I hold it true, whate’er befall;
I feel it when I sorrow most;
‘Tis better to have loved and lost
Than never to have loved at all.

— Tennyson, “In Memoriam A.H.H.”

I feel it when the game is done,
I feel it when I suffer most.
‘Tis better to have loved and lost
Than ever to have loved and won.

— Gerald Bullett, “Footnote to Tennyson”

Bad Bards

More excerpts from terrible poetry:

The holy night that Christ was born
The ox stood reverently apart,
Both ruminating eaten corn,
And pondering within his heart.

— John Gray (1866–1934), “The Ox”

Then through the white surf did she haste,
To clasp her lovely swain;
When ah! a shark bit through his waist,
His heart’s blood dy’d the main.

— James Grainger (1721-1767), “Bryan and Pereene”

Intoxicating draughts he never does drink
If this we copied should we not be better, think?

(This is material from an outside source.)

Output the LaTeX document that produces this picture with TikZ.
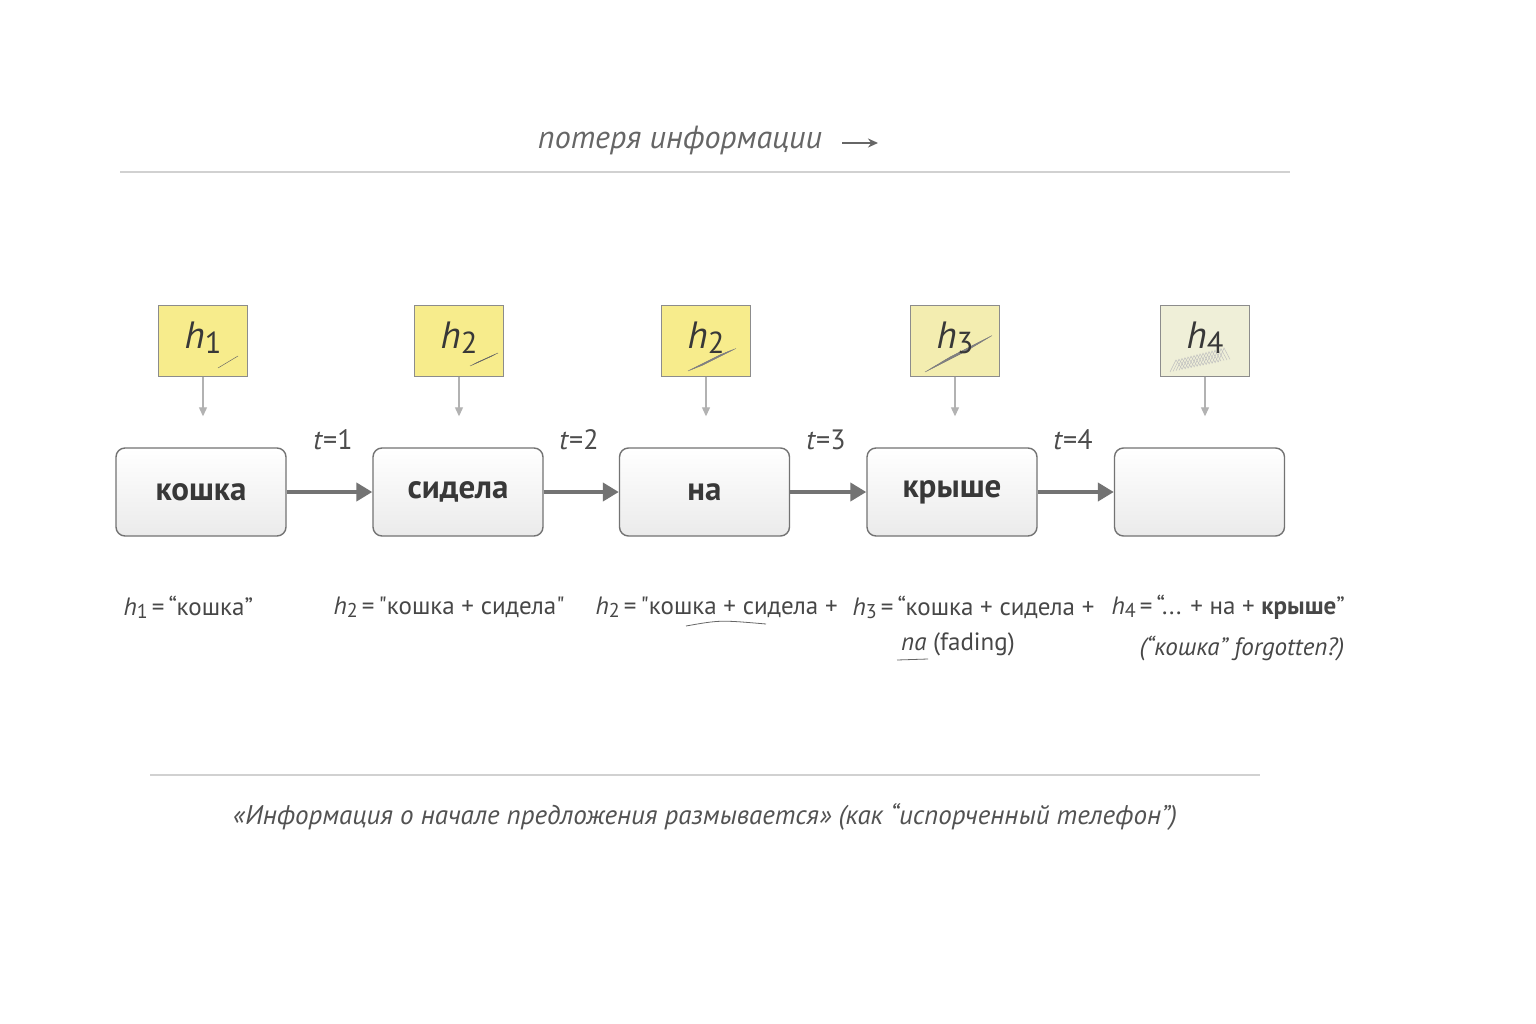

— Joseph Gwyer (1835-?), “Ode on the Visit of the Shah of Persia”

A woman kneels among reeds and sands,
Kissing a wee, bronzed child that coos and smiles.
Enough, — great Brahma speaks! — with trembling hands
She hurls her first-born to the crocodiles!

— Francis Saltus Saltus (1849-1889), “Mothers”

Gwyer’s 1875 book Sketches of the Life of Joseph Gwyer (Potato Salesman) With His Poems (Commended by Royalty) invited readers to purchase sacks of his potatoes by mail. The New York Tribune recommended that customers uncertain whether to choose the poetry or the potatoes should choose the latter.